Greg Sankey and Kevin Warren walk into the CFP committee meeting with a radical idea for how to determine a conference champion. An idea that has the ability to alter the college football landscape more than anything before it. They announce that since their leagues now sit at 16, they will start holding a four team playoff in 2026 to determine their conference champion. Because these conference champions must go through a rigorous conference playoff, they will be awarded byes in…a new SIX team playoff! A spot will be reserved for the highest ranked conference champion that is not in the B1G/SEC while the other 3 spots will be at-large bids determined by the highest ranking schools (after conference tournaments). Sankey and Warren then slyly look over to one another before saying, “if you don’t accept this, we could always start our own B1G/SEC playoff…”
The room is silent…the other conference commissioners start contemplating their spot within this new structure and what they need to do to survive. If they were to accept this new arrangement, they would essentially agree to three conferences and everyone else. If they don’t accept it, they need to determine what the B1G/SEC could do to render them irrelevant? This proposal is unquestionably targeted toward Sankey and Warren achieving their goals, but it’s far from unreasonable. This idea essentially gives the schools that aren’t invited to the “main” table the chance to find their lifeboat with the third conference and still be guaranteed a spot at the party. If college football were to accept the B1G/SEC terms, insanity would ensue…
The Reaction
B1G/SEC
They keep printing money by selling their conference playoff rights off to FOX/ESPN. These conference playoff games in effect become “Round of 16” and “Quarterfinal” matchups for the CFP. Any school that doesn’t get crowned conference champion still has the ability to get in with an at-large bid afterward. The SEC would all but be guaranteed a second (and possibly third) bid while the B1G could get two spots fairly regularly in the six team playoff.
ACC/B12/PAC
This would be the $&#@ show of all $&#@ shows. It would all start with the B12 and PAC winking at each other. This would completely blow up the ACC’s GOR…Clemson, FSU, Miami, and UNC state their intentions to join the SEC and ND, Stanford, UO, and UW for the B1G while the rest of the ACC declares they’re “Open for Business!” If you do the math, the ACC, B12, and PAC are taking on water and there’s only a single life raft (that seats 20-24)…it all means between 5 and 9 schools are getting left out.
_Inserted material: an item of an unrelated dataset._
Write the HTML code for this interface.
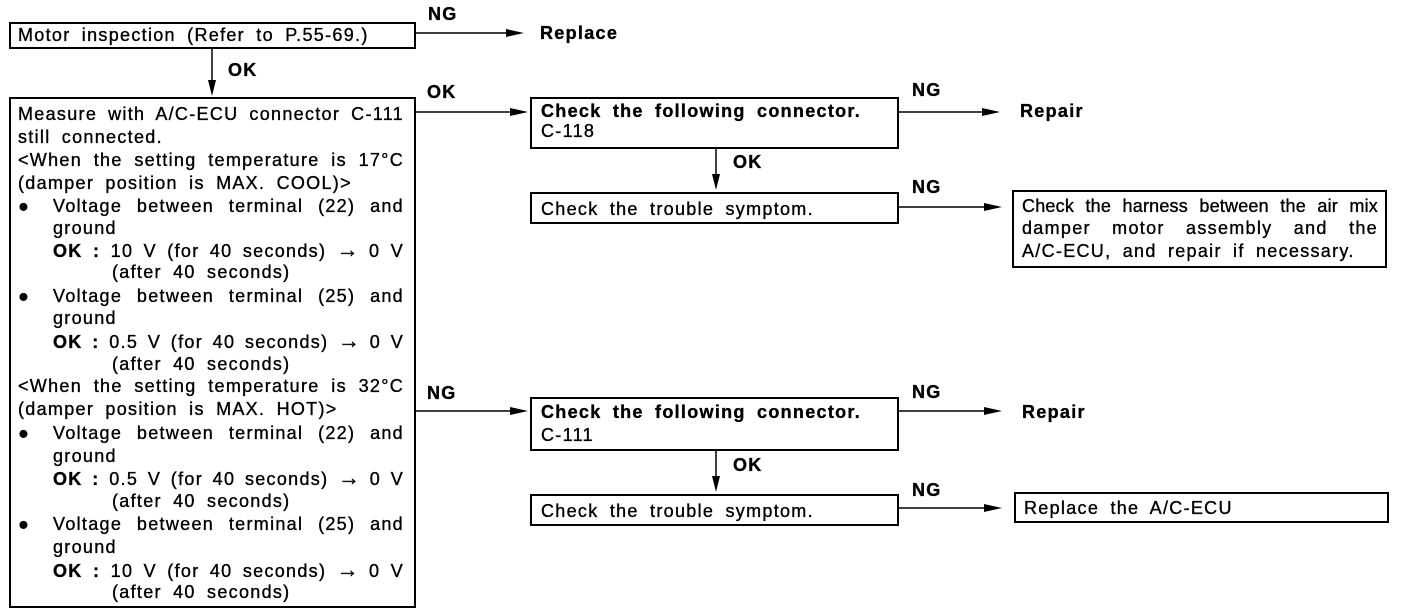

The ACC/B12/PAC mold into some sort of third megaconference that will provide the biggest storylines of realignment…Who joins/merges with who? Can we add this team? Can we trim these teams?...Who gets left out?!? This third megaconference has the ability to create their own conference finals and guarantee their champion will be one of the six participants. This NEW conference will have a fair amount of leverage negotiating their next media rights deal and utilize their conference playoffs to close the gap between the B1G/SEC.
Notre Dame
I don’t see this being an extremely hard decision if others accept this model. ND could somewhat consistently make the playoffs as an at-large independent, but their ability to make the playoffs and positioning within them would get a huge boost in the B1G. This factor along with the new conference playoff money could finally be what pushes ND over the edge to join a conference.
The Aftermath
We get three megaconferences. The B1G (plus ND, Stan, UO, UW) and SEC (plus Clemson, FSU, Miami, UNC) have the strongest positions within the new CFP, but the NEW megaconference can claim their only “a game” behind them. All three conferences will be able to capitalize off this new model by holding their own portion of the CFP in house. This admittedly won’t bridge the gap the B1G/SEC has on everyone else, but it provides the blue print for all the schools that are on the outside looking in a chance to reassemble into this third megaconference that provides them with the financial resources and content to keep them anything but irrelevant during the next stage of the CFP.
Personally, I think this would be a fun way to spend the next decade determining a national champion, but I’m not a fan of a school that would be left out in the cold (although I’d like to see ISU included)…I’m just a B1G fan looking for preferential treatment. For anyone who read this whole thing, I appreciate your time and curious to know your thoughts are on this whole thing.